The framework should also define reporting cadence, workflow ownership, approval rules, and exception thresholds. Forecasting improves when project managers, controllers, procurement leaders, and executives operate from synchronized reporting windows rather than independent updates. In practice, this means the ERP becomes the system of operational coordination, not just the system of record.
Standardized project cost structures, cost codes, WBS alignment, and reporting hierarchies across all projects
Integrated actuals, commitments, subcontracts, purchase orders, labor, equipment, billing, and change-order data in one reporting model
Workflow-driven forecast updates with role-based approvals, audit trails, and exception management
Portfolio reporting that compares projects using common margin, cash flow, productivity, and risk indicators
Cloud ERP data services that support near-real-time visibility across field, office, and executive teams
Operational intelligence layers for predictive risk scoring, trend detection, and scenario analysis
The five reporting layers that improve forecast accuracy
Construction ERP reporting should be structured in layers so that executives can trust the forecast because they understand how it is built. The first layer is transaction integrity: time, materials, AP, subcontractor invoices, equipment usage, and committed costs must be captured accurately and on time. The second layer is project controls alignment: schedule progress, productivity, and cost code performance must map directly to financial reporting.

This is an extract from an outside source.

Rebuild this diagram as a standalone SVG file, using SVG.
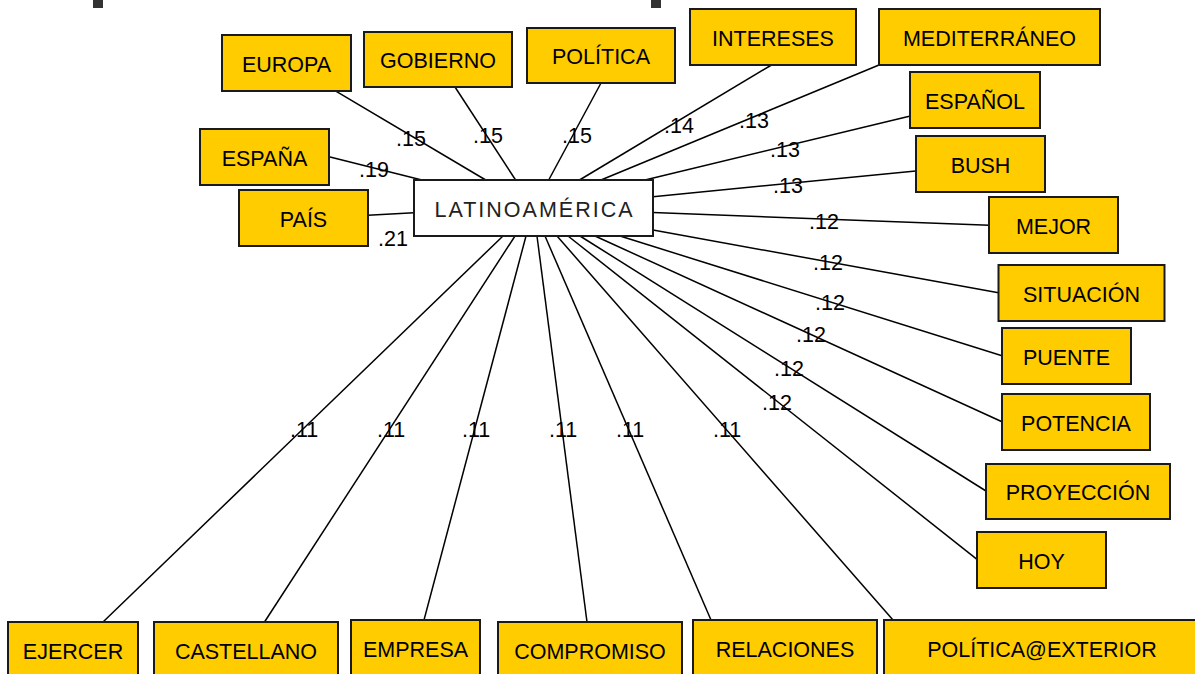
<svg xmlns="http://www.w3.org/2000/svg" width="1195" height="674" viewBox="0 0 1195 674">
<style>
.n rect{fill:#FFCC00;stroke:#1a1a1a;stroke-width:2}
.n text,.lb text{font-family:"Liberation Sans",Arial,sans-serif;font-size:21.5px;fill:#000}
.n text{text-anchor:middle}
#LATINOAMERICA rect{fill:#fff}
#LATINOAMERICA text{fill:#222;letter-spacing:2px}
.c line{stroke:#000;stroke-width:1.5}
</style>
<rect x="93" y="0" width="10" height="8" fill="#333"/>
<rect x="651" y="0" width="10" height="8" fill="#333"/>
<g class="c" id="connectors">
<line x1="485.7" y1="180" x2="335" y2="90.7"/>
<line x1="515.6" y1="180" x2="455" y2="87"/>
<line x1="548.7" y1="180" x2="601" y2="83"/>
<line x1="421.9" y1="180" x2="329" y2="156.7"/>
<line x1="414" y1="212.7" x2="368" y2="215.3"/>
<line x1="579.5" y1="180" x2="771.5" y2="65"/>
<line x1="601" y1="180" x2="879" y2="65"/>
<line x1="645" y1="180" x2="910.4" y2="116"/>
<line x1="653" y1="196.7" x2="915.7" y2="171"/>
<line x1="653" y1="212.5" x2="989.4" y2="225.3"/>
<line x1="653" y1="230" x2="998.5" y2="292.7"/>
<line x1="620" y1="236" x2="1002" y2="355.7"/>
<line x1="595" y1="236" x2="1002" y2="421.7"/>
<line x1="580" y1="236" x2="986" y2="491"/>
<line x1="568" y1="236" x2="977" y2="559.3"/>
<line x1="557" y1="236" x2="893" y2="620"/>
<line x1="545" y1="236" x2="711" y2="620"/>
<line x1="537" y1="236" x2="587" y2="622"/>
<line x1="526" y1="236" x2="424" y2="620"/>
<line x1="515" y1="236" x2="264.5" y2="622"/>
<line x1="503" y1="236" x2="103" y2="622"/>
</g>
<g class="lb" id="labels">
<text x="396" y="146">.15</text>
<text x="473" y="143">.15</text>
<text x="562" y="143">.15</text>
<text x="664" y="133">.14</text>
<text x="359" y="177">.19</text>
<text x="378" y="246">.21</text>
<text x="739" y="128">.13</text>
<text x="770" y="157">.13</text>
<text x="773" y="193">.13</text>
<text x="809" y="229">.12</text>
<text x="813" y="270">.12</text>
<text x="815" y="310">.12</text>
<text x="796" y="342">.12</text>
<text x="774" y="376">.12</text>
<text x="762" y="410">.12</text>
<text x="290" y="437">.11</text>
<text x="377" y="437">.11</text>
<text x="462" y="437">.11</text>
<text x="549" y="437">.11</text>
<text x="616" y="437">.11</text>
<text x="713" y="437">.11</text>
</g>
<g class="n" id="EUROPA"><rect x="222" y="35" width="129" height="56"/><text x="286.5" y="71.5">EUROPA</text></g>
<g class="n" id="GOBIERNO"><rect x="364" y="32" width="148" height="55"/><text x="438" y="68">GOBIERNO</text></g>
<g class="n" id="POLITICA"><rect x="527" y="28" width="148" height="55"/><text x="601" y="64">POLÍTICA</text></g>
<g class="n" id="ESPANA"><rect x="200" y="129" width="129" height="56"/><text x="264.5" y="165.5">ESPAÑA</text></g>
<g class="n" id="PAIS"><rect x="239" y="190" width="129" height="56"/><text x="303.5" y="226.5">PAÍS</text></g>
<g class="n" id="LATINOAMERICA"><rect x="414" y="180" width="239" height="56"/><text x="534.5" y="216.5">LATINOAMÉRICA</text></g>
<g class="n" id="INTERESES"><rect x="690" y="9" width="166" height="56"/><text x="773" y="45.5">INTERESES</text></g>
<g class="n" id="MEDITERRANEO"><rect x="879" y="9" width="221" height="56"/><text x="989.5" y="45.5">MEDITERRÁNEO</text></g>
<g class="n" id="ESPANOL"><rect x="910" y="72" width="130" height="56"/><text x="975" y="108.5">ESPAÑOL</text></g>
<g class="n" id="BUSH"><rect x="916" y="136" width="129" height="56"/><text x="980.5" y="172.5">BUSH</text></g>
<g class="n" id="MEJOR"><rect x="989" y="197" width="129" height="56"/><text x="1053.5" y="233.5">MEJOR</text></g>
<g class="n" id="SITUACION"><rect x="998.5" y="265" width="166" height="56"/><text x="1081.5" y="301.5">SITUACIÓN</text></g>
<g class="n" id="PUENTE"><rect x="1002" y="328" width="129" height="56"/><text x="1066.5" y="364.5">PUENTE</text></g>
<g class="n" id="POTENCIA"><rect x="1002" y="394" width="148" height="56"/><text x="1076" y="430.5">POTENCIA</text></g>
<g class="n" id="PROYECCION"><rect x="986" y="464" width="184" height="55"/><text x="1078" y="500">PROYECCIÓN</text></g>
<g class="n" id="HOY"><rect x="977" y="532" width="129" height="56"/><text x="1041.5" y="568.5">HOY</text></g>
<g class="n" id="EJERCER"><rect x="8" y="622" width="130" height="56"/><text x="73" y="658.5">EJERCER</text></g>
<g class="n" id="CASTELLANO"><rect x="154" y="622" width="184" height="56"/><text x="246" y="658.5">CASTELLANO</text></g>
<g class="n" id="EMPRESA"><rect x="351" y="620" width="129" height="56"/><text x="415.5" y="656.5">EMPRESA</text></g>
<g class="n" id="COMPROMISO"><rect x="498" y="622" width="184" height="56"/><text x="590" y="658.5">COMPROMISO</text></g>
<g class="n" id="RELACIONES"><rect x="693" y="620" width="184" height="56"/><text x="785" y="656.5">RELACIONES</text></g>
<g class="n" id="POLITICA_EXTERIOR"><rect x="884" y="620" width="316" height="56"/><text x="1042" y="656.5">POLÍTICA@EXTERIOR</text></g>
</svg>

The third layer is forecast governance: every forecast revision should have accountable owners, documented assumptions, and approval workflows. The fourth layer is portfolio normalization: projects across regions, business units, or legal entities must roll up through the same enterprise reporting logic. The fifth layer is predictive intelligence: AI and analytics should identify anomalies, forecast slippage, and margin risk before they appear in monthly reviews.
Reporting layer
Primary purpose
ERP design priority
Transaction integrity
Create trusted actuals and commitments
Data quality controls and timely capture
Project controls alignment
Connect schedule, productivity, and cost
Unified cost code and WBS model
Forecast governance
Standardize assumptions and approvals
Workflow orchestration and auditability
Portfolio normalization
Enable cross-project comparability
Common KPI definitions and entity rollups
Predictive intelligence
Detect emerging risk early
Analytics, AI automation, and exception alerts
How cloud ERP modernization changes construction reporting
Legacy construction systems often produce reporting after the fact. Cloud ERP modernization changes the model by enabling connected operations across project management, finance, procurement, field execution, and executive reporting. Instead of waiting for manual consolidations, organizations can orchestrate workflows so that approved field quantities, subcontractor progress, purchase commitments, and billing events update forecast logic continuously.
This matters most in businesses running dozens or hundreds of concurrent projects. A cloud ERP architecture supports standardized data services, role-based dashboards, mobile capture, API-based interoperability, and multi-entity reporting at scale. It also improves operational resilience because reporting does not depend on a few individuals maintaining spreadsheet logic outside governed systems.
Modernization does not require replacing every system at once. Many firms adopt a composable ERP architecture where core financials, project accounting, procurement, payroll, field productivity, and analytics are integrated through governed workflows. The key is to modernize the reporting operating model, not just the interface.
AI automation should strengthen forecast discipline, not bypass it
AI is increasingly relevant in construction ERP reporting, but its value is highest when applied to governed data and repeatable workflows. AI can flag unusual cost-code burn rates, detect subcontractor billing patterns that diverge from schedule progress, predict cash flow pressure from procurement timing, and identify projects whose margin trajectory differs from comparable historical jobs. These capabilities improve management attention and accelerate exception handling.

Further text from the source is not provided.